_Code that draws figures:_
____________________
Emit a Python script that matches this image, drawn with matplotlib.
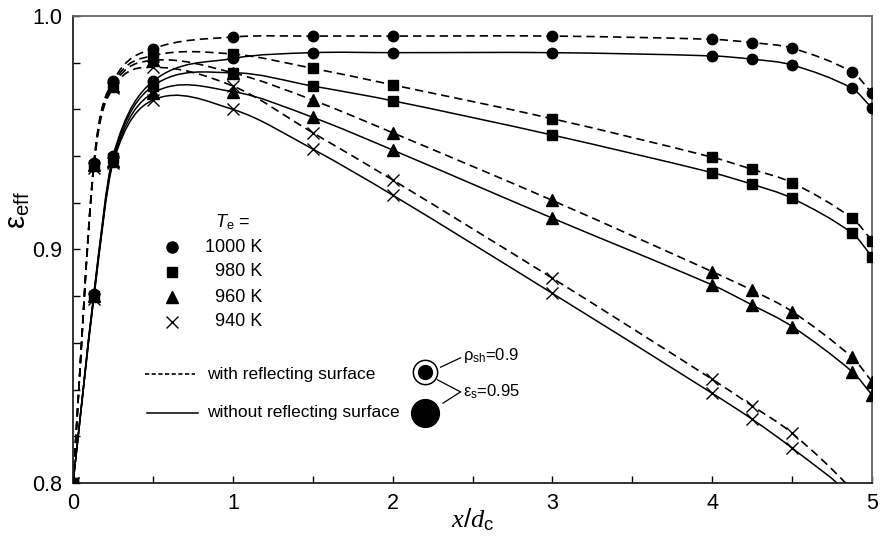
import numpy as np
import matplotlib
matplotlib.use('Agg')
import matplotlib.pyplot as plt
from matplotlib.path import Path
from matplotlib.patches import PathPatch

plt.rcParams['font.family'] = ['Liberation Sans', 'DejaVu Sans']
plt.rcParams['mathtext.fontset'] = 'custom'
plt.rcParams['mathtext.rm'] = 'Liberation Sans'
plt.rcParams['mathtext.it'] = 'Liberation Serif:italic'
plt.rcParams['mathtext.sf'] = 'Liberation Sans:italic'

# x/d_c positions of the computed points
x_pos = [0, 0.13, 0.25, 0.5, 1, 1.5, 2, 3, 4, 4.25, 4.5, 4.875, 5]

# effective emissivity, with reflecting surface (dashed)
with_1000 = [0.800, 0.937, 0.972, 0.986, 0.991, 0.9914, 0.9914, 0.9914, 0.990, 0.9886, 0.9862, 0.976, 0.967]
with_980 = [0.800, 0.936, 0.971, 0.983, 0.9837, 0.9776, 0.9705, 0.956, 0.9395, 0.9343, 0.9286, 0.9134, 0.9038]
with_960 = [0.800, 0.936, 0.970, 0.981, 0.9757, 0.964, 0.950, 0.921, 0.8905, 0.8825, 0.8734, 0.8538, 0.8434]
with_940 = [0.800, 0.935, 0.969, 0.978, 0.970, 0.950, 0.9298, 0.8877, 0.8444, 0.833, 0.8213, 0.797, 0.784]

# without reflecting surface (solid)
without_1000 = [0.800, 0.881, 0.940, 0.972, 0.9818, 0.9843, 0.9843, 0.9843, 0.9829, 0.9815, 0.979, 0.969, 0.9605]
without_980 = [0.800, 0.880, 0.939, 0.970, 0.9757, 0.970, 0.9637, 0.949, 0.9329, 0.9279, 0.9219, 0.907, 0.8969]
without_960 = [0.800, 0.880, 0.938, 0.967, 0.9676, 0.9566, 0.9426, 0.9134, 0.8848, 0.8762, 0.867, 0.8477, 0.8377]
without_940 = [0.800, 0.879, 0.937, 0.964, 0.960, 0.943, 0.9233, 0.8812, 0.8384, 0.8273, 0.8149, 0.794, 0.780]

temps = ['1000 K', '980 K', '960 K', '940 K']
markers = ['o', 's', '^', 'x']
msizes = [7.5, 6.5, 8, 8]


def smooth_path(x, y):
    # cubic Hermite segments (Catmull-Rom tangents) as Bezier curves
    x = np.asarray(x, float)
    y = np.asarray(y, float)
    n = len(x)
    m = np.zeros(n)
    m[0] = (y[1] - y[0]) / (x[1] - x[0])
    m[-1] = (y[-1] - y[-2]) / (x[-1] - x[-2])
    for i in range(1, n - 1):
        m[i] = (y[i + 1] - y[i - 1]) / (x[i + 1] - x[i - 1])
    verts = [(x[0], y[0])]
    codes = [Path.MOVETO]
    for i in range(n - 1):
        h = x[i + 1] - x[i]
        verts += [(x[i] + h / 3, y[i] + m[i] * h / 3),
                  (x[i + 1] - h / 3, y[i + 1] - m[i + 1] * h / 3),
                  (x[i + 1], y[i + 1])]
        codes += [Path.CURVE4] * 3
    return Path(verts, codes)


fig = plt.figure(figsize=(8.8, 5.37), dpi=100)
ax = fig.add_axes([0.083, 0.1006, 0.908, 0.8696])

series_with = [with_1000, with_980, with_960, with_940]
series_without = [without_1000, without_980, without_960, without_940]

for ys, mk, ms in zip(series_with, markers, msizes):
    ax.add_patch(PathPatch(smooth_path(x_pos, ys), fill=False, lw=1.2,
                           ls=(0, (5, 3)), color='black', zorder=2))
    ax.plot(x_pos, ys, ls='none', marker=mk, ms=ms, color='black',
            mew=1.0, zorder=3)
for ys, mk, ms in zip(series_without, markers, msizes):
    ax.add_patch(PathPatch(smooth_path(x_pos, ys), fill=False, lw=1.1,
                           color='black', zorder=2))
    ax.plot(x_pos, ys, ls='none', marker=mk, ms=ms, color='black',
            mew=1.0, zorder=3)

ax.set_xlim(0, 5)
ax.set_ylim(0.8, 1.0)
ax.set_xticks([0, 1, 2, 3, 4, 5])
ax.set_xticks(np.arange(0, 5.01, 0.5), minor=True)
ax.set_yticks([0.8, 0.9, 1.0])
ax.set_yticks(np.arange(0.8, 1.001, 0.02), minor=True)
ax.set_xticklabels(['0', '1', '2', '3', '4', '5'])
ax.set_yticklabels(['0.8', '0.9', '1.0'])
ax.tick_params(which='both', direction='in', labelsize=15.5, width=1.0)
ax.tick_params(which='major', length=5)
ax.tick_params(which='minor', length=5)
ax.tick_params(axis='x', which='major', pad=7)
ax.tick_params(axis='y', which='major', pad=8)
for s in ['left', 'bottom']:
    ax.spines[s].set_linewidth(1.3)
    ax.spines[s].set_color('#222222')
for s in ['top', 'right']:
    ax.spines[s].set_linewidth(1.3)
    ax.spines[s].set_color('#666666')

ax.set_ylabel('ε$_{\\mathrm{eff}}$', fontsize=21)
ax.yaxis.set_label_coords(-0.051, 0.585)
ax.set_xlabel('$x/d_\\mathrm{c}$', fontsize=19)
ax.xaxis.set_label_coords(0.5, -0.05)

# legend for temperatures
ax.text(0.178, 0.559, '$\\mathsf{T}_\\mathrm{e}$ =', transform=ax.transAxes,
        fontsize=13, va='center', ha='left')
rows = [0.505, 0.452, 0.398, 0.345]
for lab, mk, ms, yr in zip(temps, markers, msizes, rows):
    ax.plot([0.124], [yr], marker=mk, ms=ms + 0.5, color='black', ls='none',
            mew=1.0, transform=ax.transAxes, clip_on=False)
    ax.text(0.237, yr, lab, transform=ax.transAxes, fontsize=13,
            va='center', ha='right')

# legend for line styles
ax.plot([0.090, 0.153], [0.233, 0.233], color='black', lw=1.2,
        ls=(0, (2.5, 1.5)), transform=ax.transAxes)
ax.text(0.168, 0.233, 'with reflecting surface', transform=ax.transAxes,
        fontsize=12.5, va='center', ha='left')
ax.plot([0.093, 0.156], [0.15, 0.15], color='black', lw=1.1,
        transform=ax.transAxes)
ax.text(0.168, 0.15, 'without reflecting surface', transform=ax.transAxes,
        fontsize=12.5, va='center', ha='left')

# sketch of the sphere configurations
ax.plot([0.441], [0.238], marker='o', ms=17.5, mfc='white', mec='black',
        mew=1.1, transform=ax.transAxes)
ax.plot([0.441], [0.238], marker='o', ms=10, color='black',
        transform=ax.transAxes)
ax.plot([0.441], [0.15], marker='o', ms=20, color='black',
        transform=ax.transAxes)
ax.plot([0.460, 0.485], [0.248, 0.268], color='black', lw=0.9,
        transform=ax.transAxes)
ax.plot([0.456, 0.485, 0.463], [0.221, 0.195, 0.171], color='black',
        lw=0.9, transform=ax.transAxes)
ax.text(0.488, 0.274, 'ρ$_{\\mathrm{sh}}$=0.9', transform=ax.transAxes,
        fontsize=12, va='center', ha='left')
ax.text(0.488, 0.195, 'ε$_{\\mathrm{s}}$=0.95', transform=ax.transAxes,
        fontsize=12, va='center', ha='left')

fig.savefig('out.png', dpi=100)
____________________
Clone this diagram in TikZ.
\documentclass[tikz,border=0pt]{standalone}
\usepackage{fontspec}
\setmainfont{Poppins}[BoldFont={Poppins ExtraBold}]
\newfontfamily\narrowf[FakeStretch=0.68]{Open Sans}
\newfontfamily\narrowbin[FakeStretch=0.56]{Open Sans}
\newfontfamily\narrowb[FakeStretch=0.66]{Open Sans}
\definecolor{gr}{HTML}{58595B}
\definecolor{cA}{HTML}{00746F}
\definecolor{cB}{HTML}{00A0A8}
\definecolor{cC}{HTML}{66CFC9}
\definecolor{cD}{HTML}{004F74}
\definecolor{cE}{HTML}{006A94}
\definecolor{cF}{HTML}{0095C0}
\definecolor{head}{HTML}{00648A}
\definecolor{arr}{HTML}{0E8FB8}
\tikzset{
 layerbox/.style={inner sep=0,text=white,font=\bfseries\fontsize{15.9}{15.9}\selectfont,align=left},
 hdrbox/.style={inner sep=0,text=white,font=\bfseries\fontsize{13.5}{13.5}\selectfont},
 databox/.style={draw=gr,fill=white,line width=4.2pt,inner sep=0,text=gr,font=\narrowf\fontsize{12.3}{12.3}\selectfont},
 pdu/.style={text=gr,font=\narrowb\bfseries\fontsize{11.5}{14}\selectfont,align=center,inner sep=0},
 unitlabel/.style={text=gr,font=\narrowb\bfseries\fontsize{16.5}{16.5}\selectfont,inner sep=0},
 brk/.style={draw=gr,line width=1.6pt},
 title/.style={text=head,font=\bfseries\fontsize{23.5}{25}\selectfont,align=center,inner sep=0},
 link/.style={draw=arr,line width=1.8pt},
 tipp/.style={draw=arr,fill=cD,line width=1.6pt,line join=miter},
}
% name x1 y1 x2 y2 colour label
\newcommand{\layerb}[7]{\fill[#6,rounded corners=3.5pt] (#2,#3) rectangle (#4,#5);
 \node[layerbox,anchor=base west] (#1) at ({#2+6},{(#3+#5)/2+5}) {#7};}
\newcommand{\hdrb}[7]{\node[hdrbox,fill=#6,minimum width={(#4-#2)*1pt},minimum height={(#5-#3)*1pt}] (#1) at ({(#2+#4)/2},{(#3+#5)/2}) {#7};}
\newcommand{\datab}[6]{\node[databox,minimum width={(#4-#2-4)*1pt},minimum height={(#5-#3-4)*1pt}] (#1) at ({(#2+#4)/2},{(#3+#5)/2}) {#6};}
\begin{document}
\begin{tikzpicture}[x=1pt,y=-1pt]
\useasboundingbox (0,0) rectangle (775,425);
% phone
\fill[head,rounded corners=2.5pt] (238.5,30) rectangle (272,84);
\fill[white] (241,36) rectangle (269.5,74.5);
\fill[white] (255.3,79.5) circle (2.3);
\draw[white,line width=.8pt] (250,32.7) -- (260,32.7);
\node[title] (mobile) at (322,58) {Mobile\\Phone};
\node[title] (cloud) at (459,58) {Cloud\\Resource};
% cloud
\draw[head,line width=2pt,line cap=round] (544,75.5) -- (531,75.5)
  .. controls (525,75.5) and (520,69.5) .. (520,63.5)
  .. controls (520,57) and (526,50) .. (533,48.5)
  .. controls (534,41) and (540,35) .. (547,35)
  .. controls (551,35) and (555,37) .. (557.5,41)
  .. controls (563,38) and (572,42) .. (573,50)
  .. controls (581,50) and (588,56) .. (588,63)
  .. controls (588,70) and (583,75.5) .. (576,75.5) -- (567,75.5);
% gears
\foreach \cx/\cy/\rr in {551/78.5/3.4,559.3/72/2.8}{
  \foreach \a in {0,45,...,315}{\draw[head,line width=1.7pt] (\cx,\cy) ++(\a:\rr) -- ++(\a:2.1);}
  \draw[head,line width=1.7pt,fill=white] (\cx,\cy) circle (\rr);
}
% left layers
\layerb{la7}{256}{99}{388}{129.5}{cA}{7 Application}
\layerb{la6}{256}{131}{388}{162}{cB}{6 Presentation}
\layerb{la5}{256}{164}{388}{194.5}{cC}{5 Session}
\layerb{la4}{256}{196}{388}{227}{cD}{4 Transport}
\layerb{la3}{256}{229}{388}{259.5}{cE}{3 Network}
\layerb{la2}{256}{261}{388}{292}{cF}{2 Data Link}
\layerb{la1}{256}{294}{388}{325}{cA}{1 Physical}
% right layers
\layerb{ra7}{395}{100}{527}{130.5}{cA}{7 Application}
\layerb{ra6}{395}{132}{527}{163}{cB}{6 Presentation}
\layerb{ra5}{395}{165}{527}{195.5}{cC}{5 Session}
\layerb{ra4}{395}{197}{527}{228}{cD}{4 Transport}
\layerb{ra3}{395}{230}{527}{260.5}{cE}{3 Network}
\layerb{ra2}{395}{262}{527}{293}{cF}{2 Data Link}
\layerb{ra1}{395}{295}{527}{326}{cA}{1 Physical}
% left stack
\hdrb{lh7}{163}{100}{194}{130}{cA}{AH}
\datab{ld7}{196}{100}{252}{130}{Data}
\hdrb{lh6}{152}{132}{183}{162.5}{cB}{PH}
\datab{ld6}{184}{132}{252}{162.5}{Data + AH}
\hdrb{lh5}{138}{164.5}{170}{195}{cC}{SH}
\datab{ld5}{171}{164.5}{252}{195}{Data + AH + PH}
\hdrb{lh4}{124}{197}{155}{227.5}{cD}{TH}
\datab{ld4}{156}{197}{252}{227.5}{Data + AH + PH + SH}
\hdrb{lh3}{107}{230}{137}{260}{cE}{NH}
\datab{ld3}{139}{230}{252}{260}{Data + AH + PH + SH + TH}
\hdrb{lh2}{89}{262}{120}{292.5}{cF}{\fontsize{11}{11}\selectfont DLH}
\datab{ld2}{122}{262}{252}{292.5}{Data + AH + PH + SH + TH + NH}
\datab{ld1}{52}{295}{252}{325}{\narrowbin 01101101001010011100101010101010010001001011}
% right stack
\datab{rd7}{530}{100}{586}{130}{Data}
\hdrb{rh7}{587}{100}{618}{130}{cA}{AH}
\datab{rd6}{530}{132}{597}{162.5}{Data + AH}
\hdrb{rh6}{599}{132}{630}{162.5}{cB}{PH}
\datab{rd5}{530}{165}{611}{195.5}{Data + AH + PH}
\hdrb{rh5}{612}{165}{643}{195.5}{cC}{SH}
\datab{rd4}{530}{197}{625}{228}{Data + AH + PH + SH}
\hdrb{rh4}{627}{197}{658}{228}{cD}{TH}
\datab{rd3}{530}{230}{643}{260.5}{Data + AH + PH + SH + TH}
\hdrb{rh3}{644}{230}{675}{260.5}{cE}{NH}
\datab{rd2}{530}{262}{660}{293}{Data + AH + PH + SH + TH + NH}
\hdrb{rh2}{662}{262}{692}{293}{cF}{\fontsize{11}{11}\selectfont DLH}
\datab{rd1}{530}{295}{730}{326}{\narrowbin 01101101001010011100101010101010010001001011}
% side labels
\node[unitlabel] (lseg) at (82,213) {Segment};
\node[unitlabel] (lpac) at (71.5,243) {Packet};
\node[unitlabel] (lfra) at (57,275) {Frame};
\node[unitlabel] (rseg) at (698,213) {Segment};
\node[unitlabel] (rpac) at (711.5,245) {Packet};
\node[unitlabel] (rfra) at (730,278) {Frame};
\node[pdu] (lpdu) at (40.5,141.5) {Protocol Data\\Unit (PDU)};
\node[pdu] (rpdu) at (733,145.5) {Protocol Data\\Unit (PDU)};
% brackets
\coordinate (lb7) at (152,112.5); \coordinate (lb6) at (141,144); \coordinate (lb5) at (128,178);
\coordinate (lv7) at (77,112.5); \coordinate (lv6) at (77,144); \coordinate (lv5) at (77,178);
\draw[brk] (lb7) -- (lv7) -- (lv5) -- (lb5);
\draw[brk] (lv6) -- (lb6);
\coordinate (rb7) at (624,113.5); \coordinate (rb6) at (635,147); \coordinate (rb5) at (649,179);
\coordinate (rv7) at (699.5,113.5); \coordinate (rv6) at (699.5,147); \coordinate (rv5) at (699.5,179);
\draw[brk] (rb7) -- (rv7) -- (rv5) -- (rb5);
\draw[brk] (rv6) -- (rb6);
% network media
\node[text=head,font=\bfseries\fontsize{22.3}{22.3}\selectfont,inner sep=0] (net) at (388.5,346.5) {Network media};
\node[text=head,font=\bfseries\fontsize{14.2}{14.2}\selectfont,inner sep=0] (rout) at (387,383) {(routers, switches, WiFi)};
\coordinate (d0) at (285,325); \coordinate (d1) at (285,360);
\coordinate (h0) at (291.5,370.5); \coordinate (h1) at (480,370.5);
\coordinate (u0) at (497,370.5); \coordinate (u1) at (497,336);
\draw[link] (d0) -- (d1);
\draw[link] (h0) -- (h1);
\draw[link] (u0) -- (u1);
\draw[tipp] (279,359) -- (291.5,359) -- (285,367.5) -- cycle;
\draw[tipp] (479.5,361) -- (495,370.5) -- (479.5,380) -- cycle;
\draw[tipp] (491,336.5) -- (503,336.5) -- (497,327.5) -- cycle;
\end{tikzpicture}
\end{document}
____________________
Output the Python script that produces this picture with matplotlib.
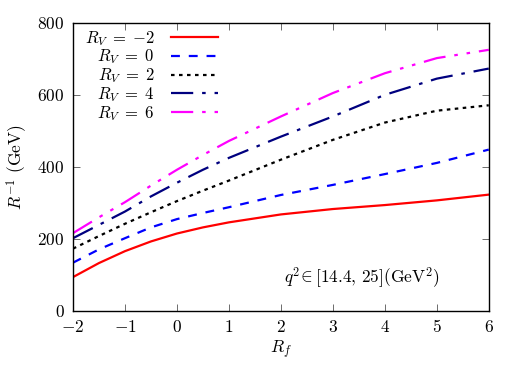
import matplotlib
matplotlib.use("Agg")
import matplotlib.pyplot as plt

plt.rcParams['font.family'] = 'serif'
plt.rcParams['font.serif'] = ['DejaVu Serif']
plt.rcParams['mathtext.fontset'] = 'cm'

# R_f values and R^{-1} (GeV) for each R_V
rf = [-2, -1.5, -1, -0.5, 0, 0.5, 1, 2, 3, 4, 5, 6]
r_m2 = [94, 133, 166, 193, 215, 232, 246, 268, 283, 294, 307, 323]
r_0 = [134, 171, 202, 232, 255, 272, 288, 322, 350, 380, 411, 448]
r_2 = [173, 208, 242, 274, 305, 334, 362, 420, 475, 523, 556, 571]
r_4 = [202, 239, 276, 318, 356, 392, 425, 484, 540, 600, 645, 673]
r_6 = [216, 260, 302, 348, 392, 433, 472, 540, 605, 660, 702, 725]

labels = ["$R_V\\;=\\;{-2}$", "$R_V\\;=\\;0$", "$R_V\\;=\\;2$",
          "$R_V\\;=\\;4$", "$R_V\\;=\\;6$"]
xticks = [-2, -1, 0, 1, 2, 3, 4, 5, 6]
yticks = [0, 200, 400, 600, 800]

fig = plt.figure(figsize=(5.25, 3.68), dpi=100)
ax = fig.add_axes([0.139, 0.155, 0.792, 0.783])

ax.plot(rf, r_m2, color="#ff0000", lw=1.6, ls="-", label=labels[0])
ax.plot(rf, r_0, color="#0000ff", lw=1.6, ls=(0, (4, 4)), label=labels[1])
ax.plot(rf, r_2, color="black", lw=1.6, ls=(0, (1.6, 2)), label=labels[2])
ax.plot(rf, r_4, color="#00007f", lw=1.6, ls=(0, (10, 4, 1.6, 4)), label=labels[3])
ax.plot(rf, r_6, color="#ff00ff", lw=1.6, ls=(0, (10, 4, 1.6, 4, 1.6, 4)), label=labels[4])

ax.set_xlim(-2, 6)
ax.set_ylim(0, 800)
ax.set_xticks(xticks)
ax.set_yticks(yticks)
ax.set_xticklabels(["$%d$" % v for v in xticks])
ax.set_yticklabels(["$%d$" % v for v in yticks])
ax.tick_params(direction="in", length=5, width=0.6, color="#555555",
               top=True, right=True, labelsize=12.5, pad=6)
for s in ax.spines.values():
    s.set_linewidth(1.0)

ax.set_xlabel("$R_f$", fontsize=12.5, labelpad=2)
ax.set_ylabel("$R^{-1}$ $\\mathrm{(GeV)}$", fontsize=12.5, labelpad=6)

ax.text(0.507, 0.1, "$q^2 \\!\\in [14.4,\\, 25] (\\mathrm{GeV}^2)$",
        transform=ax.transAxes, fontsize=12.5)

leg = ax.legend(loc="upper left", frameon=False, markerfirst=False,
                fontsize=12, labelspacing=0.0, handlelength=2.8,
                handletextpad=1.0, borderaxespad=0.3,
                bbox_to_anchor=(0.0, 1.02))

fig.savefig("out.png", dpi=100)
____________________
_THE EXERCISE:_
In the records above, locate each line with the word "matplotlib". Copy all such lines.

_RESPONSE TO THE TASK:_
Emit a Python script that matches this image, drawn with matplotlib.
import matplotlib
matplotlib.use('Agg')
import matplotlib.pyplot as plt
from matplotlib.path import Path
from matplotlib.patches import PathPatch
Output the Python script that produces this picture with matplotlib.
import matplotlib
matplotlib.use("Agg")
import matplotlib.pyplot as plt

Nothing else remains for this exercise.